Il test del genoma può evitare la chemioterapia nella maggior parte delle donne che si trovano in postmenopausa e che hanno un tumore della mammella in stadio iniziale, con linfonodi positivi. È quanto emerge da una ricerca che sarà presentata in sessione plenaria al “San Antonio Breast Cancer Symposium”. La ricerca (condotta dallo Swog Cancer Research Network), ha coinvolto 5.083 donne.
Le pazienti sono state sottoposte a un test genomico in grado di stabilire, in base a uno specifico punteggio, quanto la neoplasia è aggressiva e la risposta alla chemioterapia. Il 91,9% delle donne in postmenopausa trattate con la sola terapia ormonale, a 5 anni, era vivo e libero da malattia invasiva, senza differenze significative rispetto alle pazienti che hanno ricevuto anche la chemioterapia (91,6%) dopo l’intervento.
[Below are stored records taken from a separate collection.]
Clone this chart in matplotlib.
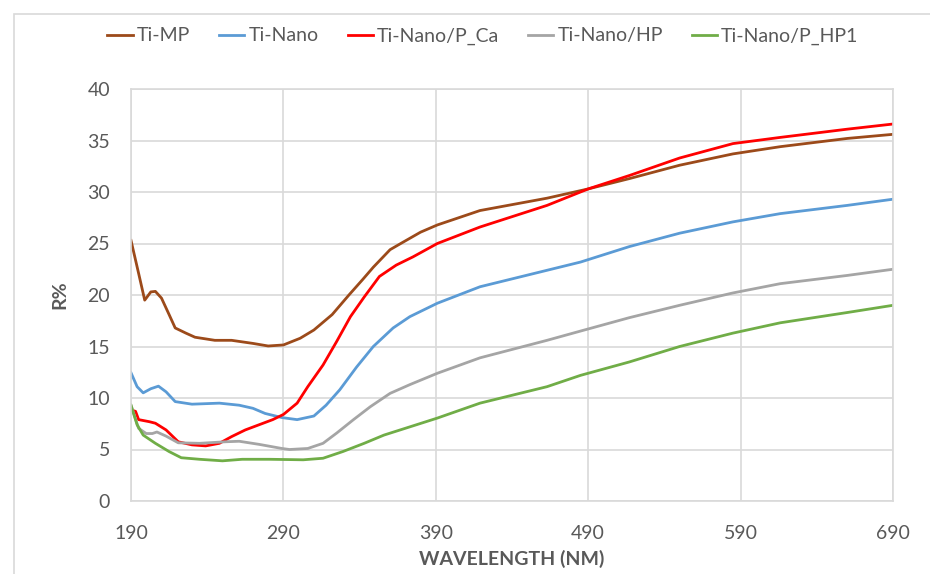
import matplotlib
matplotlib.use("Agg")
import matplotlib.pyplot as plt
from matplotlib.patches import Rectangle

plt.rcParams['font.family'] = ['Lato', 'DejaVu Sans']

# values
wl_mp = [190, 195, 199, 203, 206, 210, 215, 219, 226, 232, 245, 256, 270, 280, 290, 301, 310, 322, 333,
         342, 349, 360, 367, 380, 391, 419, 463, 490, 517, 550, 585, 616, 660, 690]
r_mp = [25.3, 22.1, 19.5, 20.3, 20.35, 19.7, 18.1, 16.8, 16.3, 15.9, 15.6, 15.6, 15.3, 15.05, 15.15, 15.8,
        16.6, 18.1, 20.0, 21.5, 22.7, 24.4, 25.0, 26.1, 26.8, 28.2, 29.4, 30.3, 31.3, 32.6, 33.7, 34.4,
        35.2, 35.6]

wl_nano = [190, 194, 198, 203, 208, 213, 219, 230, 248, 261, 270, 278, 289, 299, 310, 318, 327, 338, 349,
           362, 373, 391, 419, 463, 485, 517, 550, 585, 616, 660, 690]
r_nano = [12.45, 11.1, 10.5, 10.9, 11.15, 10.6, 9.65, 9.4, 9.5, 9.3, 9.0, 8.5, 8.1, 7.9, 8.25, 9.3, 10.8,
          13.0, 15.0, 16.8, 17.9, 19.2, 20.8, 22.4, 23.2, 24.7, 26.0, 27.1, 27.9, 28.7, 29.3]

wl_pca = [190, 193, 195, 202, 206, 213, 221, 230, 239, 248, 256, 265, 274, 283, 290, 299, 306, 316, 325,
          334, 343, 353, 364, 375, 391, 419, 463, 490, 517, 550, 585, 616, 660, 690]
r_pca = [8.85, 8.7, 7.9, 7.7, 7.55, 6.9, 5.75, 5.45, 5.35, 5.6, 6.25, 6.9, 7.4, 7.9, 8.4, 9.5, 11.1, 13.2,
         15.5, 17.9, 19.8, 21.8, 22.9, 23.7, 25.0, 26.6, 28.7, 30.3, 31.6, 33.3, 34.7, 35.3, 36.1, 36.6]

wl_hp = [190, 195, 200, 204, 207, 213, 221, 235, 252, 261, 274, 289, 294, 306, 316, 325, 336, 347, 360,
         373, 391, 419, 463, 485, 517, 550, 585, 616, 660, 690]
r_hp = [9.3, 7.05, 6.55, 6.55, 6.7, 6.3, 5.65, 5.6, 5.75, 5.8, 5.5, 5.1, 5.0, 5.1, 5.6, 6.6, 7.9, 9.15,
        10.45, 11.3, 12.4, 13.9, 15.6, 16.5, 17.8, 19.0, 20.2, 21.1, 21.9, 22.5]

wl_hp1 = [190, 194, 198, 206, 215, 223, 235, 250, 263, 281, 303, 316, 329, 343, 356, 373, 391, 419, 463,
          485, 517, 550, 585, 616, 660, 690]
r_hp1 = [9.3, 7.4, 6.4, 5.6, 4.8, 4.2, 4.05, 3.9, 4.05, 4.05, 4.0, 4.15, 4.8, 5.6, 6.4, 7.2, 8.05, 9.5,
         11.1, 12.2, 13.5, 15.0, 16.3, 17.3, 18.3, 19.0]

names = ['Ti-MP', 'Ti-Nano', 'Ti-Nano/P_Ca', 'Ti-Nano/HP', 'Ti-Nano/P_HP1']
colors = ['#9C4A1A', '#5B9BD5', '#FF0000', '#A5A5A5', '#70AD47']
series = [(wl_mp, r_mp), (wl_nano, r_nano), (wl_pca, r_pca), (wl_hp, r_hp), (wl_hp1, r_hp1)]

fig = plt.figure(figsize=(9.3, 5.74), dpi=100)
fig.patches.append(Rectangle((14 / 930, -0.1), 1.2, 1 - 14 / 574 + 0.1, transform=fig.transFigure,
                             fill=False, edgecolor='#d9d9d9', linewidth=1.2))
ax = fig.add_axes([131 / 930, 1 - 501 / 574, (893 - 131) / 930, (501 - 89) / 574])

for (x, y), name, c in zip(series, names, colors):
    ax.plot(x, y, color=c, linewidth=2, label=name)

ax.set_xlim(190, 690)
ax.set_ylim(0, 40)
ax.set_xticks(range(190, 691, 100))
ax.set_yticks(range(0, 41, 5))
ax.grid(True, color='#d9d9d9', linewidth=1.2)
ax.set_axisbelow(True)
for s in ax.spines.values():
    s.set_color('#d9d9d9')
    s.set_linewidth(1.2)
ax.tick_params(length=0, labelsize=14, colors='#595959')
ax.tick_params(axis='x', pad=17)
ax.tick_params(axis='y', pad=15)

ax.set_xlabel('WAVELENGTH (NM)', fontsize=14, fontweight='bold', color='#595959', labelpad=6)
ax.set_ylabel('R%', fontsize=14, fontweight='bold', color='#595959', labelpad=14)

leg = fig.legend(loc='center', bbox_to_anchor=(483 / 930, 1 - 36 / 574), ncol=5, frameon=False,
                 fontsize=14, handlelength=1.3, handletextpad=0.2, columnspacing=1.5)
for t in leg.get_texts():
    t.set_color('#595959')

fig.savefig('out.png', dpi=100)
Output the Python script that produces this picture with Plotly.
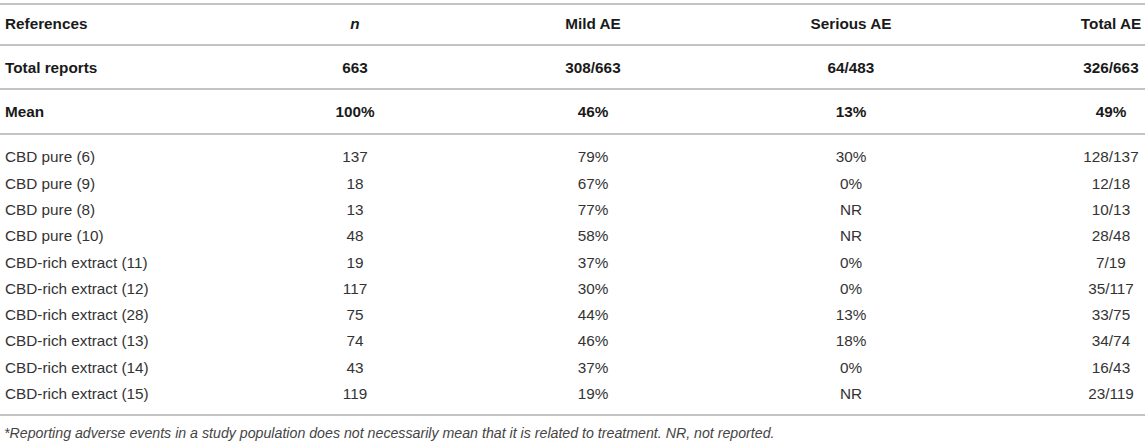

“Circa il 25% delle pazienti con carcinoma mammario in fase iniziale, che esprime i recettori estrogenici ma non la proteina Her2, ha una malattia che si è diffusa ai linfonodi e due su tre sono in postmenopausa. La maggioranza attualmente riceve la chemioterapia dopo l’intervento – afferma Saverio Cinieri, presidente eletto dell’Aiom, l’Associazione italiana di oncologia medica – L’obiettivo del trattamento adiuvante, cioè successivo alla chirurgia, è offrire a ogni paziente con carcinoma mammario in fase precoce le migliori possibilità di cura”.
“I test genomici – prosegue – sono uno strumento estremamente importante nella scelta del trattamento per le donne che, in base alle caratteristiche anatomopatologiche e cliniche, sono in una sorta di ‘zona grigia’, in una fase in cui non si può includere o escludere con certezza la chemioterapia rispetto alla sola terapia ormonale”.